Gaia is the word for "unity-of-life-processes". The experiment here is to unify the various threads of voice and sense of self together into an undivided unity. Spirituality, economics, politics, science and ordinary life interleaved.

Friday, May 09, 2008

The Aesthetics of a Bad Afternoon

It has been a bad afternoon.

Getting off the train tonight from the working crowd, I smelt the stale smell of men sweating into the aluminium of their carcinogenic deodorants, their rancid lamb chops and coffee bitters leaking into the cotton of their business shirts; I smelt the rotten flowers and putrid spices of the female perfumes conceal the outrageous failure of vaginal hygiene in western women, a yeasty and bloody bloom of which three or four whiffs rose which would make a libertine celibate for a week; I smelt the schoolchildren with their smell of old tomato and soggy lettuce, a mysterious musk of chalky rancidity covering the freshness of their flesh, not yet contaminated by the shit-waves and mud-storms of testosterone and ostrogen.
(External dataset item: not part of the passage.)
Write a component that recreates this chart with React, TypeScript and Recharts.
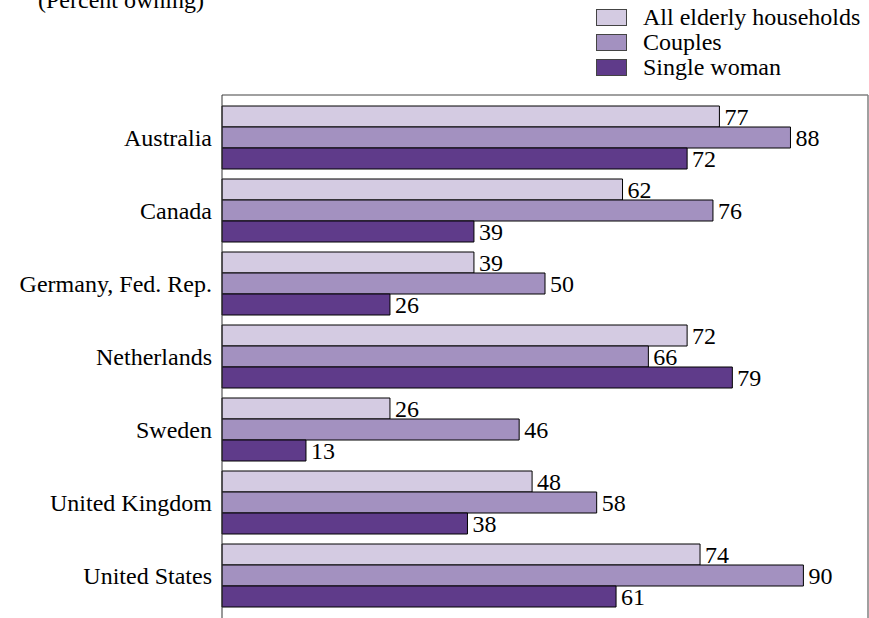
import React from 'react';
import { Bar, BarChart, LabelList, Legend, XAxis, YAxis } from 'recharts';

const countries = [
  'Australia',
  'Canada',
  'Germany, Fed. Rep.',
  'Netherlands',
  'Sweden',
  'United Kingdom',
  'United States',
];
const allElderly = [77, 62, 39, 72, 26, 48, 74];
const couples = [88, 76, 50, 66, 46, 58, 90];
const singleWoman = [72, 39, 26, 79, 13, 38, 61];

const FONT = '"Liberation Serif", "Times New Roman", serif';
const FONT_SIZE = 24;

const data = countries.map((country, i) => ({
  country,
  all: allElderly[i],
  couples: couples[i],
  single: singleWoman[i],
}));

const SwatchLegend = ({ payload }: any) => (
  <ul style={{ listStyle: 'none', margin: 0, padding: 0, fontFamily: FONT, fontSize: FONT_SIZE, lineHeight: '25px' }}>
    {payload.map((p: any) => (
      <li key={p.value} style={{ display: 'flex', alignItems: 'center', height: 25, color: '#000' }}>
        <span
          style={{
            display: 'inline-block',
            width: 29,
            height: 15,
            background: p.color,
            border: '1px solid #444',
            marginRight: 16,
          }}
        />
        {p.value}
      </li>
    ))}
  </ul>
);

export default function App() {
  return (
    <div
      style={{
        position: 'absolute',
        left: 0,
        top: 0,
        width: 869,
        height: 618,
        overflow: 'hidden',
        background: '#fff',
      }}
    >
      <div
        style={{
          position: 'absolute',
          left: 38,
          top: -13,
          fontFamily: FONT,
          fontSize: FONT_SIZE,
          color: '#000',
          whiteSpace: 'nowrap',
        }}
      >
        (Percent owning)
      </div>
      <BarChart
        width={880}
        height={640}
        data={data}
        layout="vertical"
        margin={{ top: 94, right: 11, bottom: 8, left: 0 }}
        barCategoryGap={5}
        barGap={0}
      >
        {/* top edge of the frame */}
        <XAxis
          type="number"
          orientation="top"
          domain={[0, 100]}
          height={1}
          tick={false}
          tickLine={false}
          axisLine={{ stroke: '#808080', strokeWidth: 1.5 }}
        />
        <YAxis
          type="category"
          dataKey="country"
          width={222}
          tickLine={false}
          tickSize={0}
          tickMargin={10}
          padding={{ top: 6, bottom: 20 }}
          axisLine={{ stroke: '#333', strokeWidth: 1 }}
          tick={{ fill: '#000', fontFamily: FONT, fontSize: FONT_SIZE }}
        />
        {/* right edge of the frame */}
        <YAxis
          yAxisId="frame"
          type="category"
          dataKey="country"
          orientation="right"
          width={1}
          tick={false}
          tickLine={false}
          padding={{ top: 6, bottom: 20 }}
          axisLine={{ stroke: '#808080', strokeWidth: 1.5 }}
        />
        <Legend
          layout="vertical"
          align="center"
          verticalAlign="middle"
          wrapperStyle={{ top: 5, left: 596, width: 280 }}
          content={SwatchLegend}
        />
        <Bar dataKey="all" name="All elderly households" fill="#d4cbe2" stroke="#000" strokeWidth={1} isAnimationActive={false}>
          <LabelList dataKey="all" position="right" offset={5} fill="#000" fontFamily={FONT} fontSize={FONT_SIZE} />
        </Bar>
        <Bar dataKey="couples" name="Couples" fill="#a391c0" stroke="#000" strokeWidth={1} isAnimationActive={false}>
          <LabelList dataKey="couples" position="right" offset={5} fill="#000" fontFamily={FONT} fontSize={FONT_SIZE} />
        </Bar>
        <Bar dataKey="single" name="Single woman" fill="#5f3b8a" stroke="#000" strokeWidth={1} isAnimationActive={false}>
          <LabelList dataKey="single" position="right" offset={5} fill="#000" fontFamily={FONT} fontSize={FONT_SIZE} />
        </Bar>
      </BarChart>
    </div>
  );
}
My gorge rising, I got off and separated from the group as quickly as I could, wishing only for the nausea that the smell of westerners inspires in me to diminish, longing for the company of sweet vegetarian South Indians or the pleasant spice of any other races. By the railway many roses bloom, and I inhaled and held my breath as the last woman stinking of rotten perfume left, her obnoxious high heels and sickening stink of hygiene finally fading in the whole smell of the rose. My nausea faded.

Miserable, I rounded the corner to my house and saw the sunset. The western sky was pink and blue, and suddenly I cried and couldn't contain my relief at the sight of a simply inhuman beauty. I immediately thought of an image...

The sky looked as if Venus were rising as the sun, her pink flesh rosy with love, and murdered before more than he thigh could touch the horizon, so that in the sweet living pink flesh of the goddess was interspersed a morbid blue of dead meat. At once I felt cheerful, as this image reminded me of the dead woman in The Great Gatsby and how Fitzgerald had depicted her with her right breast ripped off. This sadistic touch symbolises the lack of inner nurturance of the jazz generation; it was Fitzgerald's way of biting off the nipple that he had drunk milk from, a symbol for Fitzgerald the alcoholic's loss of soul-milk.

The pleasant contemplation of the sickness of great art, and the awareness of my own perversity, both cheered me enormously, and I wanted only to come home to record the relief with which my numb and weary hatred for the merely ordinary stink of humankind converted into a sense of the actual experience of being alive. It is for such ends that literature makes effective use of violent and sexual imagery: sometimes, to shock the numb and self-centered awake from the nightmare of the ordinary, only violence and sex with suffice.